## [Aim of the exercise]
Images should be left out, and everything else in the listing reproduced exactly.

* start Data extract *

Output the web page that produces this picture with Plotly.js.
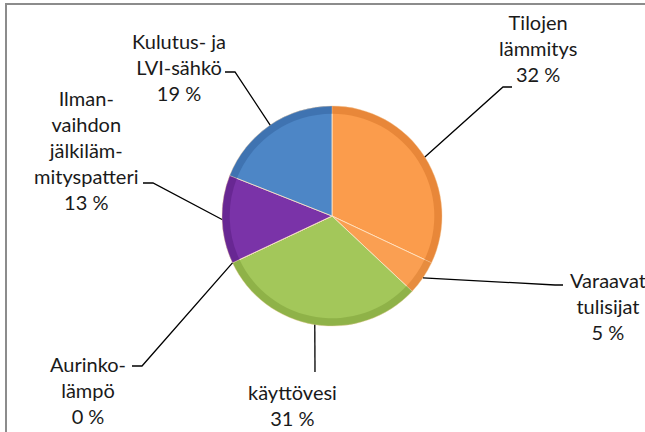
<!DOCTYPE html>
<html>
<head>
<meta charset="utf-8">
<script src="https://cdn.plot.ly/plotly-3.0.1.min.js"></script>
<style>html,body{margin:0;padding:0;background:#fff;}#chart{width:645px;height:432px;}</style>
</head>
<body>
<div id="chart"></div>
<script>
// ---- data ----
const categories = ["Tilojen lämmitys", "Varaavat tulisijat", "käyttövesi", "Aurinkolämpö", "Ilmanvaihdon jälkilämmityspatteri", "Kulutus- ja LVI-sähkö"];
const values = [32, 5, 31, 0, 13, 19];
const labelTexts = ["Tilojen<br>lämmitys", "Varaavat<br>tulisijat", "käyttövesi", "Aurinko-<br>lämpö", "Ilman-<br>vaihdon<br>jälkiläm-<br>mityspatteri", "Kulutus- ja<br>LVI-sähkö"];

// ---- styles / layout (pixels) ----
const W = 645, H = 432;
const CX = 332, CY = 216, R = 110;
const colors = ["#FB9C4C", "#FA9F52", "#A3C75A", "#E0E0E0", "#7A33A8", "#4D86C6"];
const rimColors = ["#D9772A", "#D97E30", "#7FA23A", "#C0C0C0", "#5A1F82", "#3565A0"];
const labelPos = [[538, 48], [608, 306], [292, 405], [88, 390], [86, 150], [179, 67]];
const elbows = [[[503, 87], [512, 87]], [[555, 285], [563, 285]], [[315, 372]], [[142, 366], [132, 366]], [[153, 183], [143, 183]], [[235, 72], [225, 72]]];

const px = x => x / W;
const py = y => 1 - y / H;

const total = values.reduce((a, b) => a + b, 0);
const shapes = [];
const annotations = [];
let cum = 0;
values.forEach((v, i) => {
  const mid = (cum + v / 2) / total * 2 * Math.PI;
  cum += v;
  const sx = CX + R * Math.sin(mid);
  const sy = CY - R * Math.cos(mid);
  let path = `M ${px(sx)},${py(sy)}`;
  elbows[i].forEach(p => { path += ` L ${px(p[0])},${py(p[1])}`; });
  shapes.push({type: "path", xref: "paper", yref: "paper", path: path, line: {color: "#000", width: 1.3}});
  annotations.push({
    xref: "paper", yref: "paper", x: px(labelPos[i][0]), y: py(labelPos[i][1]),
    xanchor: "center", yanchor: "middle", showarrow: false, align: "center",
    text: labelTexts[i] + "<br>" + v + " %",
    font: {family: "Lato, 'Open Sans', sans-serif", size: 20, color: "#1a1a1a"}
  });
});
shapes.push({type: "rect", xref: "paper", yref: "paper", x0: px(6), y0: py(4), x1: px(700), y1: py(480), line: {color: "#8c8c8c", width: 2}});

const dom = {x: [px(CX - R), px(CX + R)], y: [py(CY + R), py(CY - R)]};

const traces = [
  {type: "pie", labels: categories, values: values, sort: false, direction: "clockwise", rotation: 0,
   textinfo: "none", hoverinfo: "none", domain: dom,
   marker: {colors: colors, line: {color: "rgba(255,230,200,0.8)", width: 1}}},
  {type: "pie", labels: categories, values: values, sort: false, direction: "clockwise", rotation: 0,
   textinfo: "none", hoverinfo: "none", domain: dom, hole: 0.93, opacity: 0.55,
   marker: {colors: rimColors, line: {color: "rgba(255,255,255,0)", width: 0}}}
];

const layout = {
  width: W, height: H, margin: {l: 0, r: 0, t: 0, b: 0},
  paper_bgcolor: "#fff", plot_bgcolor: "#fff", showlegend: false,
  shapes: shapes, annotations: annotations
};
Plotly.newPlot("chart", traces, layout, {displayModeBar: false, staticPlot: true});
</script>
</body>
</html>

* end Data extract *

## [Full answer]
Output the web page that produces this picture with Plotly.js.
<!DOCTYPE html>
<html>
<head>
<meta charset="utf-8">
<script src="https://cdn.plot.ly/plotly-3.0.1.min.js"></script>
<style>html,body{margin:0;padding:0;background:#fff;}#chart{width:645px;height:432px;}</style>
</head>
<body>
<div id="chart"></div>
<script>
// ---- data ----
const categories = ["Tilojen lämmitys", "Varaavat tulisijat", "käyttövesi", "Aurinkolämpö", "Ilmanvaihdon jälkilämmityspatteri", "Kulutus- ja LVI-sähkö"];
const values = [32, 5, 31, 0, 13, 19];
const labelTexts = ["Tilojen<br>lämmitys", "Varaavat<br>tulisijat", "käyttövesi", "Aurinko-<br>lämpö", "Ilman-<br>vaihdon<br>jälkiläm-<br>mityspatteri", "Kulutus- ja<br>LVI-sähkö"];

// ---- styles / layout (pixels) ----
const W = 645, H = 432;
const CX = 332, CY = 216, R = 110;
const colors = ["#FB9C4C", "#FA9F52", "#A3C75A", "#E0E0E0", "#7A33A8", "#4D86C6"];
const rimColors = ["#D9772A", "#D97E30", "#7FA23A", "#C0C0C0", "#5A1F82", "#3565A0"];
const labelPos = [[538, 48], [608, 306], [292, 405], [88, 390], [86, 150], [179, 67]];
const elbows = [[[503, 87], [512, 87]], [[555, 285], [563, 285]], [[315, 372]], [[142, 366], [132, 366]], [[153, 183], [143, 183]], [[235, 72], [225, 72]]];

const px = x => x / W;
const py = y => 1 - y / H;

const total = values.reduce((a, b) => a + b, 0);
const shapes = [];
const annotations = [];
let cum = 0;
values.forEach((v, i) => {
  const mid = (cum + v / 2) / total * 2 * Math.PI;
  cum += v;
  const sx = CX + R * Math.sin(mid);
  const sy = CY - R * Math.cos(mid);
  let path = `M ${px(sx)},${py(sy)}`;
  elbows[i].forEach(p => { path += ` L ${px(p[0])},${py(p[1])}`; });
  shapes.push({type: "path", xref: "paper", yref: "paper", path: path, line: {color: "#000", width: 1.3}});
  annotations.push({
    xref: "paper", yref: "paper", x: px(labelPos[i][0]), y: py(labelPos[i][1]),
    xanchor: "center", yanchor: "middle", showarrow: false, align: "center",
    text: labelTexts[i] + "<br>" + v + " %",
    font: {family: "Lato, 'Open Sans', sans-serif", size: 20, color: "#1a1a1a"}
  });
});
shapes.push({type: "rect", xref: "paper", yref: "paper", x0: px(6), y0: py(4), x1: px(700), y1: py(480), line: {color: "#8c8c8c", width: 2}});

const dom = {x: [px(CX - R), px(CX + R)], y: [py(CY + R), py(CY - R)]};

const traces = [
  {type: "pie", labels: categories, values: values, sort: false, direction: "clockwise", rotation: 0,
   textinfo: "none", hoverinfo: "none", domain: dom,
   marker: {colors: colors, line: {color: "rgba(255,230,200,0.8)", width: 1}}},
  {type: "pie", labels: categories, values: values, sort: false, direction: "clockwise", rotation: 0,
   textinfo: "none", hoverinfo: "none", domain: dom, hole: 0.93, opacity: 0.55,
   marker: {colors: rimColors, line: {color: "rgba(255,255,255,0)", width: 0}}}
];

const layout = {
  width: W, height: H, margin: {l: 0, r: 0, t: 0, b: 0},
  paper_bgcolor: "#fff", plot_bgcolor: "#fff", showlegend: false,
  shapes: shapes, annotations: annotations
};
Plotly.newPlot("chart", traces, layout, {displayModeBar: false, staticPlot: true});
</script>
</body>
</html>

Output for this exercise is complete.